Given problem: Please transcribe the listing below in full and word for word, without its pictures.

Provided data:
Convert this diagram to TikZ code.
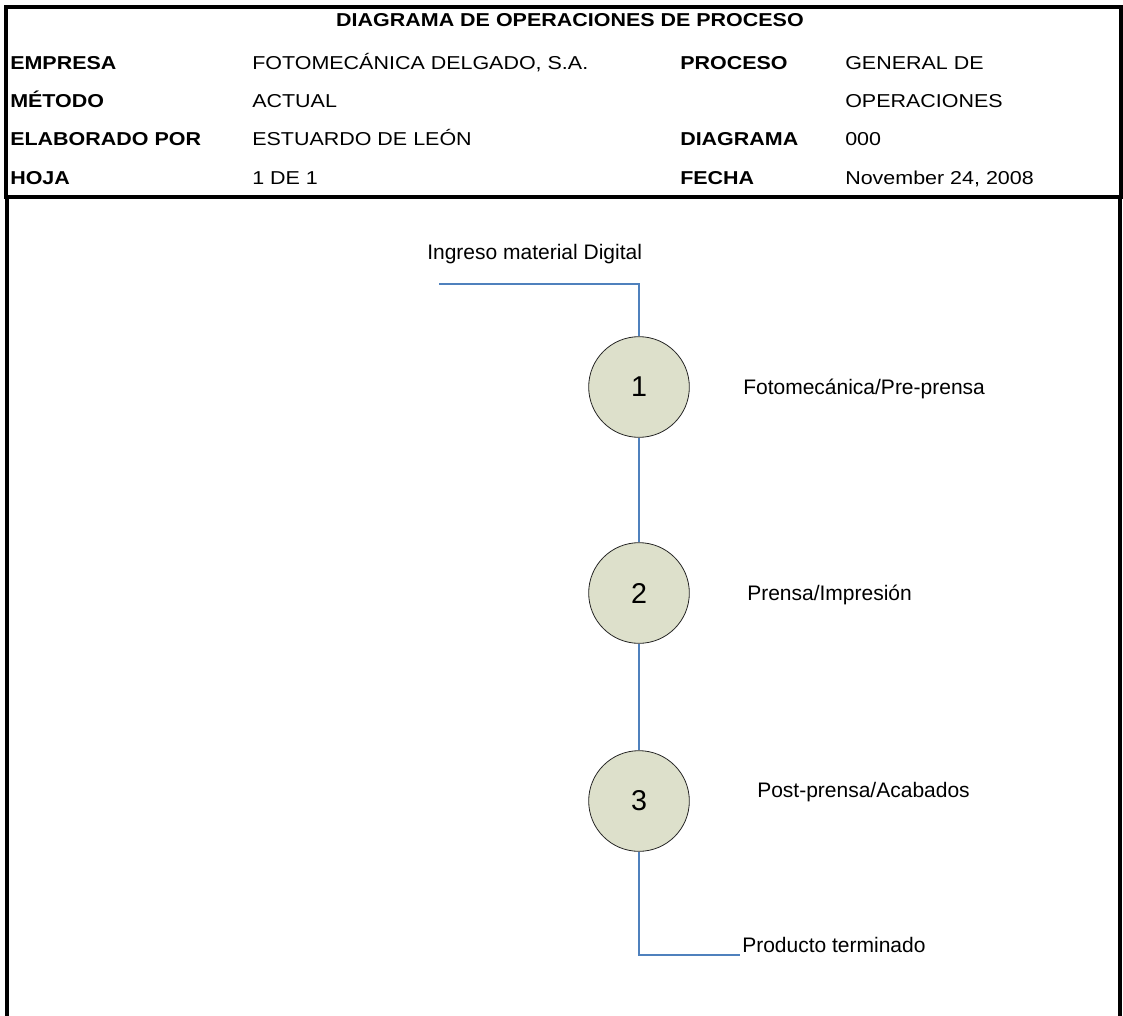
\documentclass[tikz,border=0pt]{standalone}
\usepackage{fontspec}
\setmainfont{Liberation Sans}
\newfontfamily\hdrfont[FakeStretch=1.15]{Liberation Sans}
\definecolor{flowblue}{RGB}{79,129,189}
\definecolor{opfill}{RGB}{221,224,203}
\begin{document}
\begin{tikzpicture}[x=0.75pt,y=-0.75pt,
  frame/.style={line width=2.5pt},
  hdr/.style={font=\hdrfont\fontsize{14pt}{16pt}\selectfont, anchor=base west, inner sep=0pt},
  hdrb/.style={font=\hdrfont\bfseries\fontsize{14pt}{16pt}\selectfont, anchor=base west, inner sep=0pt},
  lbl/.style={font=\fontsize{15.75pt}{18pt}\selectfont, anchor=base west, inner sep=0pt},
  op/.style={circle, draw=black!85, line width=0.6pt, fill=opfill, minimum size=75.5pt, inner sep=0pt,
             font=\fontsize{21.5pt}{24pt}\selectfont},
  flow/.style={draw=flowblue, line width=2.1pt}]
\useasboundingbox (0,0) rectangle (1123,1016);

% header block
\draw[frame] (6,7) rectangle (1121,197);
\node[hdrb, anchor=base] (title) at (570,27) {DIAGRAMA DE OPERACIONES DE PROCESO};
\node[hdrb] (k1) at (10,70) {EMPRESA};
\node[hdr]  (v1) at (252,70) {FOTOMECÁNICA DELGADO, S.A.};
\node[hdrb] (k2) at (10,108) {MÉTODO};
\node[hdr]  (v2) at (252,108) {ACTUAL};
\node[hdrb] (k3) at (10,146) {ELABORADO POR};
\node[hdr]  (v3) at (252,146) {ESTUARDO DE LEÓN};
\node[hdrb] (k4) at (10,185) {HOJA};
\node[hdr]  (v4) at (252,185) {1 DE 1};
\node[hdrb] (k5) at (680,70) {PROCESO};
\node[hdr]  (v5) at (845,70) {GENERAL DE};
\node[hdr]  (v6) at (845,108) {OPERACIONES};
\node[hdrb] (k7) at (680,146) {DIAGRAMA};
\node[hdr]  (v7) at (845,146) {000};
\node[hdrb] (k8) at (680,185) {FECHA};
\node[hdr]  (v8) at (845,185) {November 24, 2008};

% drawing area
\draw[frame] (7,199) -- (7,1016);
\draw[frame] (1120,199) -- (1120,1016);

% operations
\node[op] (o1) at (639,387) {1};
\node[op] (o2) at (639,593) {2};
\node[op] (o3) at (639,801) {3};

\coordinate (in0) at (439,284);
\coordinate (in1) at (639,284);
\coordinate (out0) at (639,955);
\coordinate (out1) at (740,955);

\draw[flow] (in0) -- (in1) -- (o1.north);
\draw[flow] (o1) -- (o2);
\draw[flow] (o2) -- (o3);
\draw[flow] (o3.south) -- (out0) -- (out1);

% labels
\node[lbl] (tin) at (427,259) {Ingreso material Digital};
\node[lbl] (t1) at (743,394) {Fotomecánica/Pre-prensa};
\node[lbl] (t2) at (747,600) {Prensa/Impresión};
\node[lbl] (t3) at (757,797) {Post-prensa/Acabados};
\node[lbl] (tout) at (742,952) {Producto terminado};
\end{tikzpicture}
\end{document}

Task result:
Convert this diagram to TikZ code.
\documentclass[tikz,border=0pt]{standalone}
\usepackage{fontspec}
\setmainfont{Liberation Sans}
\newfontfamily\hdrfont[FakeStretch=1.15]{Liberation Sans}
\definecolor{flowblue}{RGB}{79,129,189}
\definecolor{opfill}{RGB}{221,224,203}
\begin{document}
\begin{tikzpicture}[x=0.75pt,y=-0.75pt,
  frame/.style={line width=2.5pt},
  hdr/.style={font=\hdrfont\fontsize{14pt}{16pt}\selectfont, anchor=base west, inner sep=0pt},
  hdrb/.style={font=\hdrfont\bfseries\fontsize{14pt}{16pt}\selectfont, anchor=base west, inner sep=0pt},
  lbl/.style={font=\fontsize{15.75pt}{18pt}\selectfont, anchor=base west, inner sep=0pt},
  op/.style={circle, draw=black!85, line width=0.6pt, fill=opfill, minimum size=75.5pt, inner sep=0pt,
             font=\fontsize{21.5pt}{24pt}\selectfont},
  flow/.style={draw=flowblue, line width=2.1pt}]
\useasboundingbox (0,0) rectangle (1123,1016);

% header block
\draw[frame] (6,7) rectangle (1121,197);
\node[hdrb, anchor=base] (title) at (570,27) {DIAGRAMA DE OPERACIONES DE PROCESO};
\node[hdrb] (k1) at (10,70) {EMPRESA};
\node[hdr]  (v1) at (252,70) {FOTOMECÁNICA DELGADO, S.A.};
\node[hdrb] (k2) at (10,108) {MÉTODO};
\node[hdr]  (v2) at (252,108) {ACTUAL};
\node[hdrb] (k3) at (10,146) {ELABORADO POR};
\node[hdr]  (v3) at (252,146) {ESTUARDO DE LEÓN};
\node[hdrb] (k4) at (10,185) {HOJA};
\node[hdr]  (v4) at (252,185) {1 DE 1};
\node[hdrb] (k5) at (680,70) {PROCESO};
\node[hdr]  (v5) at (845,70) {GENERAL DE};
\node[hdr]  (v6) at (845,108) {OPERACIONES};
\node[hdrb] (k7) at (680,146) {DIAGRAMA};
\node[hdr]  (v7) at (845,146) {000};
\node[hdrb] (k8) at (680,185) {FECHA};
\node[hdr]  (v8) at (845,185) {November 24, 2008};

% drawing area
\draw[frame] (7,199) -- (7,1016);
\draw[frame] (1120,199) -- (1120,1016);

% operations
\node[op] (o1) at (639,387) {1};
\node[op] (o2) at (639,593) {2};
\node[op] (o3) at (639,801) {3};

\coordinate (in0) at (439,284);
\coordinate (in1) at (639,284);
\coordinate (out0) at (639,955);
\coordinate (out1) at (740,955);

\draw[flow] (in0) -- (in1) -- (o1.north);
\draw[flow] (o1) -- (o2);
\draw[flow] (o2) -- (o3);
\draw[flow] (o3.south) -- (out0) -- (out1);

% labels
\node[lbl] (tin) at (427,259) {Ingreso material Digital};
\node[lbl] (t1) at (743,394) {Fotomecánica/Pre-prensa};
\node[lbl] (t2) at (747,600) {Prensa/Impresión};
\node[lbl] (t3) at (757,797) {Post-prensa/Acabados};
\node[lbl] (tout) at (742,952) {Producto terminado};
\end{tikzpicture}
\end{document}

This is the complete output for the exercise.